Regional development agency Yorkshire Forward is to draw up a combined architectural and economic charter for the area.

It is now working on a model for the principles that underpin this Charter, which it hopes can be used elsewhere in the country.

Alan Simpson, the agency’s head of urban renaissance, aims to apply some of the ideas that were successful in the Renaissance Towns programme to the region as a whole. The renaissance programme was used to regenerate towns such as Skipton and Northallerton.

The approach will be an attempt to address what many have seen as the Achilles’ heel of the government’s regeneration strategy: that it has failed to link architectural blueprints with plans to increase the prosperity of the area.

Simpson has said he wants to involve politicians, businessmen, planners and infrastructure providers to work out design principles in a charter. The idea had some success in the 15 Yorkshire towns used in the renaissance programme.

Now Simpson wants to expand the concept by developing a coherent economic and design feel to the area.
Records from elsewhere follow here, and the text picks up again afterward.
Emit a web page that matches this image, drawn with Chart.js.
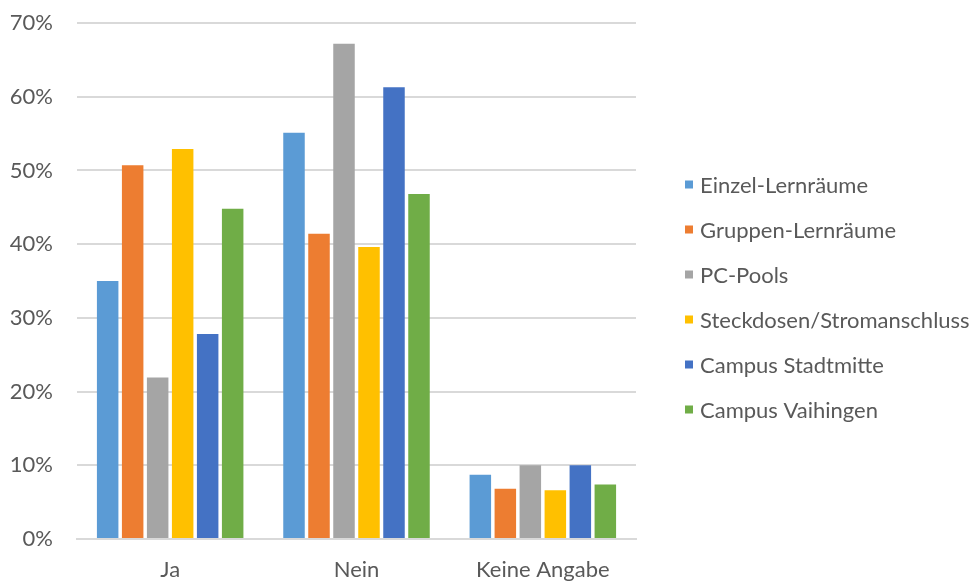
<!DOCTYPE html>
<html>
<head>
<meta charset="utf-8">
<script src="https://cdn.jsdelivr.net/npm/chart.js@4"></script>
<style>
  html, body { margin: 0; padding: 0; background: #ffffff; }
  #wrap { width: 974px; height: 581px; }
</style>
</head>
<body>
<div id="wrap"><canvas id="chart"></canvas></div>
<script>
// Answer categories on the x axis
const categories = ['Ja', 'Nein', 'Keine Angabe'];

// Share of answers per room / location type (percent)
const einzelLernraeume   = [35.0, 55.1, 8.7];
const gruppenLernraeume  = [50.7, 41.4, 6.8];
const pcPools            = [21.9, 67.2, 10.0];
const steckdosen         = [52.9, 39.6, 6.6];
const campusStadtmitte   = [27.8, 61.3, 10.0];
const campusVaihingen    = [44.8, 46.8, 7.4];

const seriesNames = ['Einzel-Lernräume', 'Gruppen-Lernräume', 'PC-Pools',
                     'Steckdosen/Stromanschluss', 'Campus Stadtmitte', 'Campus Vaihingen'];
const seriesValues = [einzelLernraeume, gruppenLernraeume, pcPools,
                      steckdosen, campusStadtmitte, campusVaihingen];
const seriesColors = ['#5B9BD5', '#ED7D31', '#A5A5A5', '#FFC000', '#4472C4', '#70AD47'];

// Y axis ticks (percent)
const yTicks = [0, 10, 20, 30, 40, 50, 60, 70];

const FONT = 'Lato, Calibri, "Liberation Sans", sans-serif';
const FONT_SIZE = 22;
const TEXT = '#595959';

// Legend drawn as a single column to the right of the plot area
const sideLegend = {
  id: 'sideLegend',
  afterDraw(chart) {
    const ctx = chart.ctx;
    const area = chart.chartArea;
    const x = area.right + 49;
    const step = 45;
    const n = chart.data.datasets.length;
    const y0 = (area.top + area.bottom) / 2 - step * (n - 1) / 2 + 16;
    ctx.save();
    ctx.font = FONT_SIZE + 'px ' + FONT;
    ctx.textBaseline = 'middle';
    ctx.textAlign = 'left';
    chart.data.datasets.forEach((ds, i) => {
      const y = y0 + i * step;
      ctx.fillStyle = ds.backgroundColor;
      ctx.fillRect(x, y - 4, 8, 8);
      ctx.fillStyle = TEXT;
      ctx.fillText(ds.label, x + 15, y + 1);
    });
    ctx.restore();
  }
};

function draw() {
  new Chart(document.getElementById('chart'), {
    type: 'bar',
    data: {
      labels: categories,
      datasets: seriesNames.map((name, i) => ({
        label: name,
        data: seriesValues[i],
        backgroundColor: seriesColors[i],
        borderWidth: 0,
        barPercentage: 0.86,
        categoryPercentage: 0.805
      }))
    },
    options: {
      responsive: true,
      maintainAspectRatio: false,
      animation: false,
      layout: { padding: { top: 0, left: 0, right: 338, bottom: 0 } },
      plugins: {
        legend: { display: false },
        tooltip: { enabled: false }
      },
      scales: {
        x: {
          grid: { display: false, drawTicks: false },
          border: { display: true, color: '#d9d9d9', width: 2 },
          ticks: { color: TEXT, font: { family: FONT, size: FONT_SIZE }, padding: 18 },
          afterFit(scale) { scale.height = 42; }
        },
        y: {
          min: yTicks[0],
          max: yTicks[yTicks.length - 1],
          grid: { color: '#d9d9d9', lineWidth: 2, drawTicks: false },
          border: { display: false },
          afterBuildTicks(scale) { scale.ticks = yTicks.map(v => ({ value: v })); },
          afterFit(scale) {
            scale.width = 77;
            scale.paddingTop = 23;
          },
          ticks: {
            color: TEXT,
            padding: 24,
            font: { family: FONT, size: FONT_SIZE },
            callback: v => v + '%'
          }
        }
      }
    },
    plugins: [sideLegend]
  });
}

document.fonts.load(FONT_SIZE + 'px Lato').then(draw, draw);
</script>
</body>
</html>
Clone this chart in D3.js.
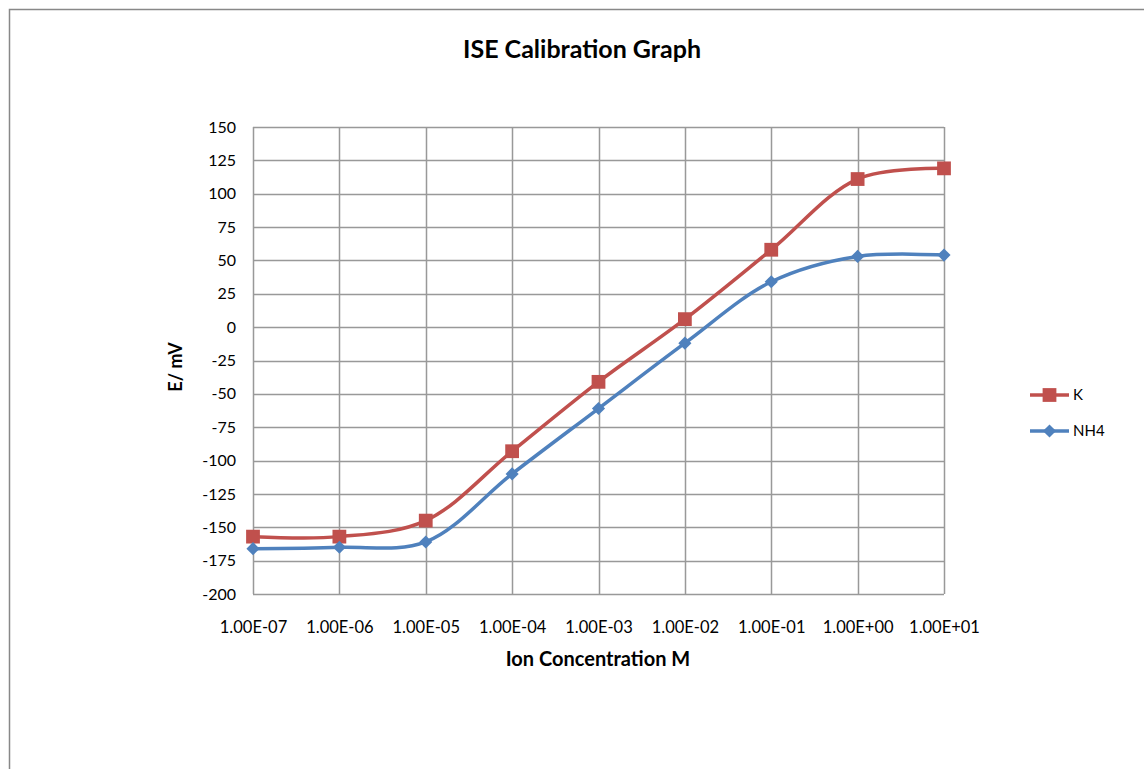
<!DOCTYPE html>
<html>
<head>
<meta charset="utf-8">
<script src="https://cdn.jsdelivr.net/npm/d3@7"></script>
<style>
  body { margin: 0; background: #fff; }
  text { font-family: Lato, "Open Sans", sans-serif; fill: #000; }
</style>
</head>
<body>
<div id="chart"></div>
<script>
// data
const concentrations = [1e-7, 1e-6, 1e-5, 1e-4, 1e-3, 1e-2, 1e-1, 1, 10];
const tickLabels = ["1.00E-07", "1.00E-06", "1.00E-05", "1.00E-04", "1.00E-03", "1.00E-02", "1.00E-01", "1.00E+00", "1.00E+01"];
const kValues = [-157, -157, -145, -93, -41, 6, 58, 111, 119];
const nh4Values = [-166, -165, -161, -110, -61, -12, 34, 53, 54];
const yTicks = [150, 125, 100, 75, 50, 25, 0, -25, -50, -75, -100, -125, -150, -175, -200];

const width = 1144, height = 769;
const margin = { left: 253, top: 127, right: 200, bottom: 175 };
const plotW = 944 - margin.left, plotH = 594 - margin.top;

const svg = d3.select("#chart").append("svg")
  .attr("width", width)
  .attr("height", height);

// outer chart border
svg.append("rect")
  .attr("x", 9.5).attr("y", 9.5)
  .attr("width", width + 20).attr("height", height + 20)
  .attr("fill", "none")
  .attr("stroke", "#888")
  .attr("stroke-width", 1.5);

const g = svg.append("g").attr("transform", `translate(${margin.left},${margin.top})`);

const x = d3.scaleLog().domain([1e-7, 10]).range([0, plotW]);
const y = d3.scaleLinear().domain([-200, 150]).range([plotH, 0]);

// grid lines
g.append("g").selectAll("line")
  .data(yTicks)
  .join("line")
  .attr("x1", 0).attr("x2", plotW)
  .attr("y1", d => Math.round(y(d)) + 0.5).attr("y2", d => Math.round(y(d)) + 0.5)
  .attr("stroke", "#999").attr("stroke-width", 1.5);

g.append("g").selectAll("line")
  .data(concentrations)
  .join("line")
  .attr("x1", d => Math.round(x(d)) + 0.5).attr("x2", d => Math.round(x(d)) + 0.5)
  .attr("y1", 0).attr("y2", plotH)
  .attr("stroke", "#999").attr("stroke-width", 1.5);

// axes (labels only, like the original)
const yAxis = g.append("g")
  .call(d3.axisLeft(y).tickValues(yTicks).tickSize(0).tickPadding(17)
    .tickFormat(d => String(d)));
yAxis.select(".domain").remove();
yAxis.selectAll("text").style("font-size", "16px").style("font-family", "Lato, sans-serif").style("fill", "#000");

const xAxis = g.append("g")
  .attr("transform", `translate(0,${plotH})`)
  .call(d3.axisBottom(x).tickValues(concentrations).tickSize(0).tickPadding(27)
    .tickFormat((d, i) => tickLabels[i]));
xAxis.select(".domain").remove();
xAxis.selectAll("text").style("font-size", "16.5px").style("font-family", "Lato, sans-serif").style("fill", "#000");

// series
const series = [
  { name: "K", values: kValues, color: "#C0504D", marker: "square" },
  { name: "NH4", values: nh4Values, color: "#4F81BD", marker: "diamond" }
];

const line = d3.line()
  .x(d => x(d[0]))
  .y(d => y(d[1]))
  .curve(d3.curveCatmullRom.alpha(0.5));

const square = d3.symbol().type(d3.symbolSquare).size(190);
const diamond = d3.symbol().type(d3.symbolDiamond2).size(110);

series.forEach(s => {
  const pts = concentrations.map((c, i) => [c, s.values[i]]);
  g.append("path")
    .datum(pts)
    .attr("d", line)
    .attr("fill", "none")
    .attr("stroke", s.color)
    .attr("stroke-width", 3.5);
  g.append("g").selectAll("path")
    .data(pts)
    .join("path")
    .attr("transform", d => `translate(${x(d[0])},${y(d[1])})`)
    .attr("d", s.marker === "square" ? square : diamond)
    .attr("fill", s.color);
});

// title and axis titles
svg.append("text")
  .attr("x", 582).attr("y", 58)
  .attr("text-anchor", "middle")
  .style("font-size", "25px").style("font-weight", "bold")
  .text("ISE Calibration Graph");

svg.append("text")
  .attr("x", 598).attr("y", 666)
  .attr("text-anchor", "middle")
  .style("font-size", "20px").style("font-weight", "bold")
  .text("Ion Concentration M");

svg.append("text")
  .attr("transform", "translate(182,367) rotate(-90)")
  .attr("text-anchor", "middle")
  .style("font-size", "18px").style("font-weight", "bold")
  .text("E/ mV");

// legend
const legend = svg.append("g");
series.forEach((s, i) => {
  const ly = 395 + i * 36;
  legend.append("line")
    .attr("x1", 1030).attr("x2", 1069)
    .attr("y1", ly).attr("y2", ly)
    .attr("stroke", s.color).attr("stroke-width", 3.5);
  legend.append("path")
    .attr("transform", `translate(1049.5,${ly})`)
    .attr("d", s.marker === "square" ? square : diamond)
    .attr("fill", s.color);
  legend.append("text")
    .attr("x", 1073).attr("y", ly + 5)
    .style("font-size", "15px")
    .text(s.name);
});
</script>
</body>
</html>
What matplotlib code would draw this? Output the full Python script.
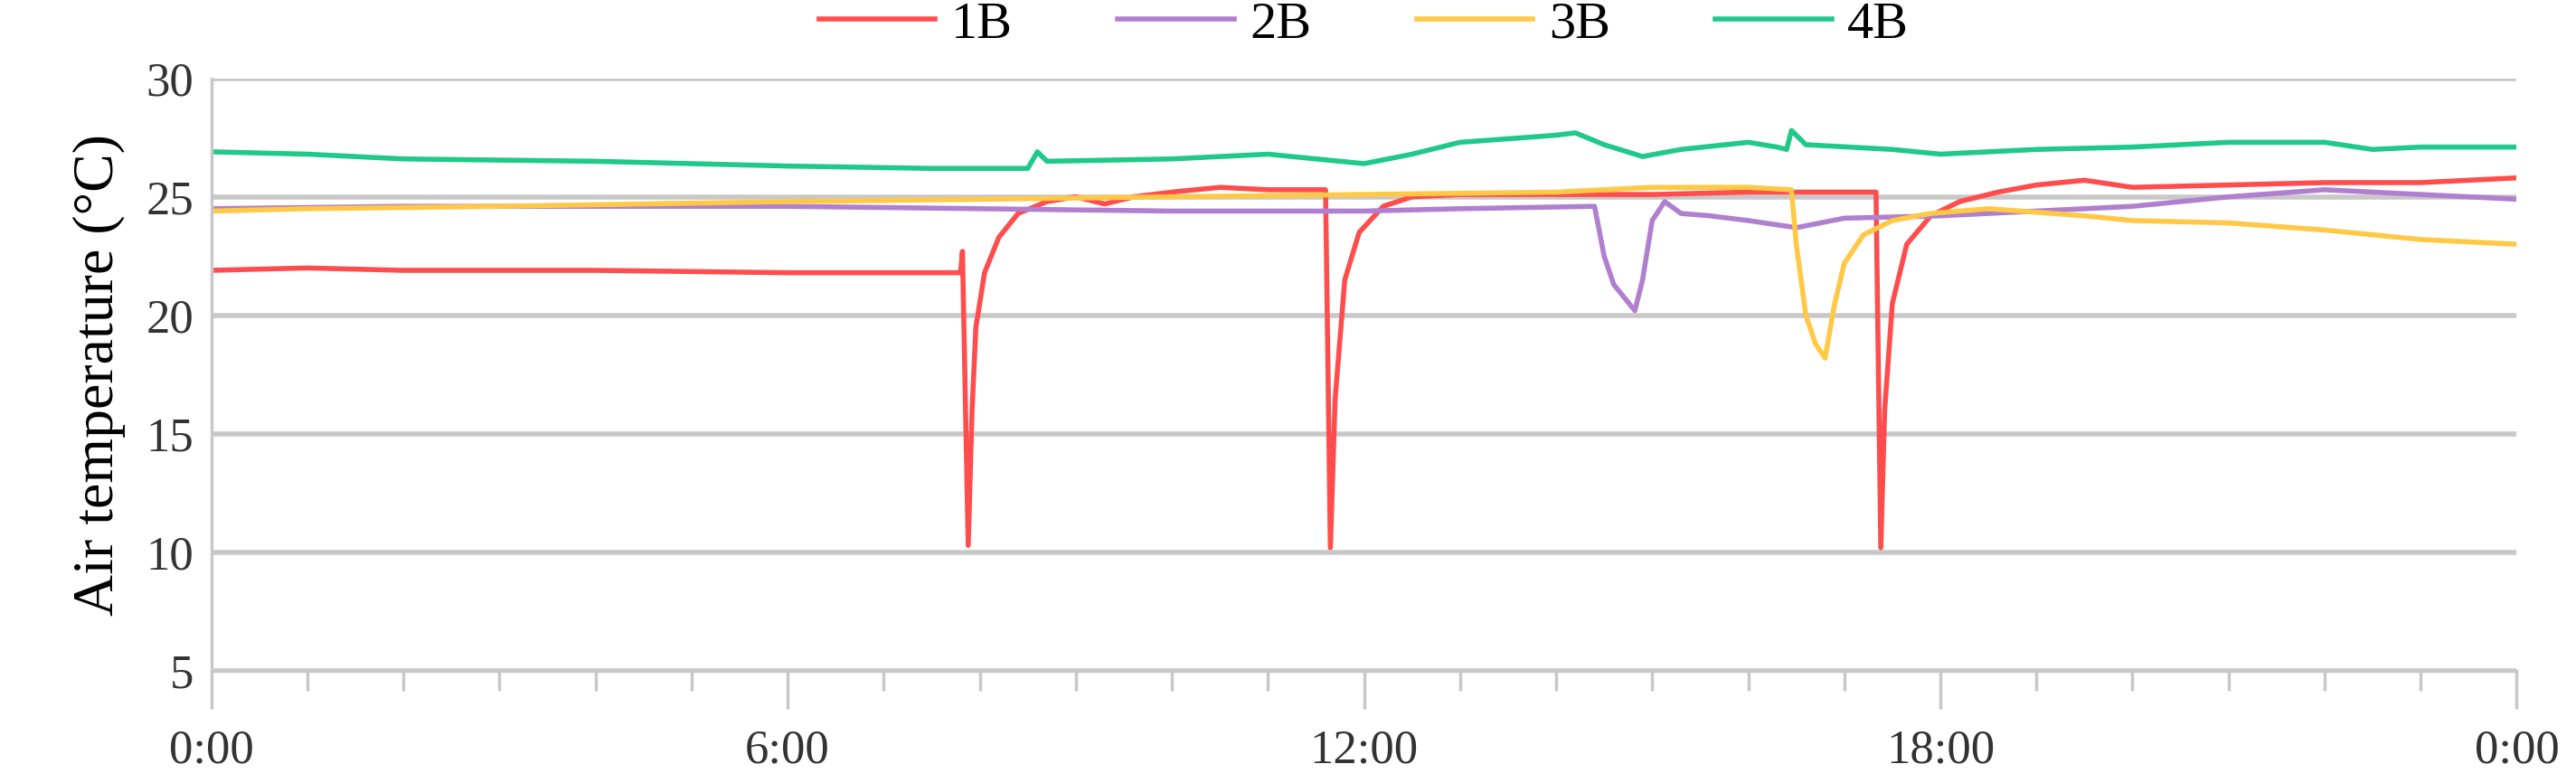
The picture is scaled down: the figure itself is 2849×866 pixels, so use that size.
import matplotlib
matplotlib.use("Agg")
import matplotlib.pyplot as plt
from matplotlib.ticker import MultipleLocator, FixedLocator

plt.rcParams['font.family'] = ['Liberation Serif', 'DejaVu Serif']

t1 = [0, 1, 2, 4, 6, 7.8, 7.82, 7.88, 7.92, 7.96, 8.05, 8.2, 8.4, 8.7, 9.0, 9.3, 9.6, 10.0, 10.5, 11.0, 11.55, 11.6, 11.65, 11.7, 11.8, 11.95, 12.2, 12.5, 13.0, 14, 15, 16, 17.3, 17.33, 17.38, 17.42, 17.5, 17.65, 17.9, 18.2, 18.6, 19.0, 19.5, 20.0, 21.0, 22.0, 23.0, 24.0]
v1 = [21.9, 22.0, 21.9, 21.9, 21.8, 21.8, 22.7, 10.3, 16.0, 19.5, 21.8, 23.3, 24.3, 24.8, 25.0, 24.7, 25.0, 25.2, 25.4, 25.3, 25.3, 25.3, 10.2, 16.5, 21.5, 23.5, 24.6, 25.0, 25.1, 25.1, 25.1, 25.2, 25.2, 25.2, 10.2, 16.0, 20.5, 23.0, 24.2, 24.8, 25.2, 25.5, 25.7, 25.4, 25.5, 25.6, 25.6, 25.8]

t2 = [0, 2, 4, 6, 8, 10, 12, 13, 14.4, 14.5, 14.6, 14.7, 14.82, 14.9, 15.0, 15.13, 15.3, 15.6, 16.0, 16.5, 17.0, 18.0, 19.0, 20.0, 21.0, 22.0, 23.0, 24.0]
v2 = [24.5, 24.6, 24.6, 24.6, 24.5, 24.4, 24.4, 24.5, 24.6, 22.5, 21.3, 20.8, 20.2, 21.5, 24.0, 24.8, 24.3, 24.2, 24.0, 23.7, 24.1, 24.2, 24.4, 24.6, 25.0, 25.3, 25.1, 24.9]

t3 = [0, 1, 3, 6, 8, 10, 12, 14, 15, 16, 16.45, 16.5, 16.6, 16.7, 16.8, 16.9, 17.0, 17.2, 17.5, 17.9, 18.5, 19.5, 20.0, 21.0, 22.0, 23.0, 24.0]
v3 = [24.4, 24.5, 24.6, 24.8, 24.9, 25.0, 25.1, 25.2, 25.4, 25.4, 25.3, 23.0, 20.0, 18.8, 18.2, 20.5, 22.2, 23.4, 24.0, 24.3, 24.5, 24.2, 24.0, 23.9, 23.6, 23.2, 23.0]

t4 = [0, 1, 2, 4, 6, 7.5, 8.5, 8.6, 8.7, 10, 11, 11.5, 12, 12.5, 13, 14, 14.2, 14.5, 14.9, 15.3, 16, 16.3, 16.4, 16.45, 16.6, 17.5, 18, 19, 20, 21, 22, 22.5, 23, 24]
v4 = [26.9, 26.8, 26.6, 26.5, 26.3, 26.2, 26.2, 26.9, 26.5, 26.6, 26.8, 26.6, 26.4, 26.8, 27.3, 27.6, 27.7, 27.2, 26.7, 27.0, 27.3, 27.1, 27.0, 27.8, 27.2, 27.0, 26.8, 27.0, 27.1, 27.3, 27.3, 27.0, 27.1, 27.1]

labels = ['1B', '2B', '3B', '4B']
colors = ['#ff4d4d', '#b07fd0', '#ffc845', '#1ec98a']
xticklabels = ['0:00', '6:00', '12:00', '18:00', '0:00']

fig = plt.figure(figsize=(28.49, 8.66), dpi=100)
ax = fig.add_axes([0.082, 0.143, 0.895, 0.757])
for t, v, lab, c in zip([t1, t2, t3, t4], [v1, v2, v3, v4], labels, colors):
    ax.plot(t, v, color=c, lw=4, label=lab)

ax.set_xlim(0, 24)
ax.set_ylim(5, 30)
ax.yaxis.set_major_locator(MultipleLocator(5))
ax.xaxis.set_major_locator(FixedLocator([0, 6, 12, 18, 24]))
ax.xaxis.set_minor_locator(MultipleLocator(1))
ax.set_xticklabels(xticklabels)
ax.grid(axis='y', color='#c8c8c8', lw=4)
ax.set_axisbelow(True)
for s in ['top', 'right']:
    ax.spines[s].set_visible(False)
ax.spines['left'].set_color('#c8c8c8')
ax.spines['bottom'].set_color('#c8c8c8')
ax.spines['left'].set_linewidth(2.5)
ax.spines['bottom'].set_linewidth(2.5)
ax.tick_params(axis='y', length=0, labelsize=38, pad=14, colors='#333333')
ax.tick_params(axis='x', which='major', length=30, width=2.5, color='#c8c8c8', labelsize=38, pad=16, labelcolor='#333333')
ax.tick_params(axis='x', which='minor', length=16, width=2.5, color='#c8c8c8')
ax.set_ylabel('Air temperature (°C)', fontsize=46, labelpad=16)
ax.legend(loc='lower center', bbox_to_anchor=(0.5, 0.97), ncol=4, frameon=False,
          fontsize=42, handlelength=2.2, columnspacing=2.0, handletextpad=0.3)
fig.savefig('out.png', dpi=100)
It aims to establish a set of design principles that consider a region’s present design patterns, culture and even weather.

He said: “My starting point is that what a place looks like is closely linked to its economic success. If it looks good, it’ll do well. If it doesn’t, it won’t.”

Simpson will spend the next couple of months creating a “regional alliance” of key stakeholders in the region to work out what is required.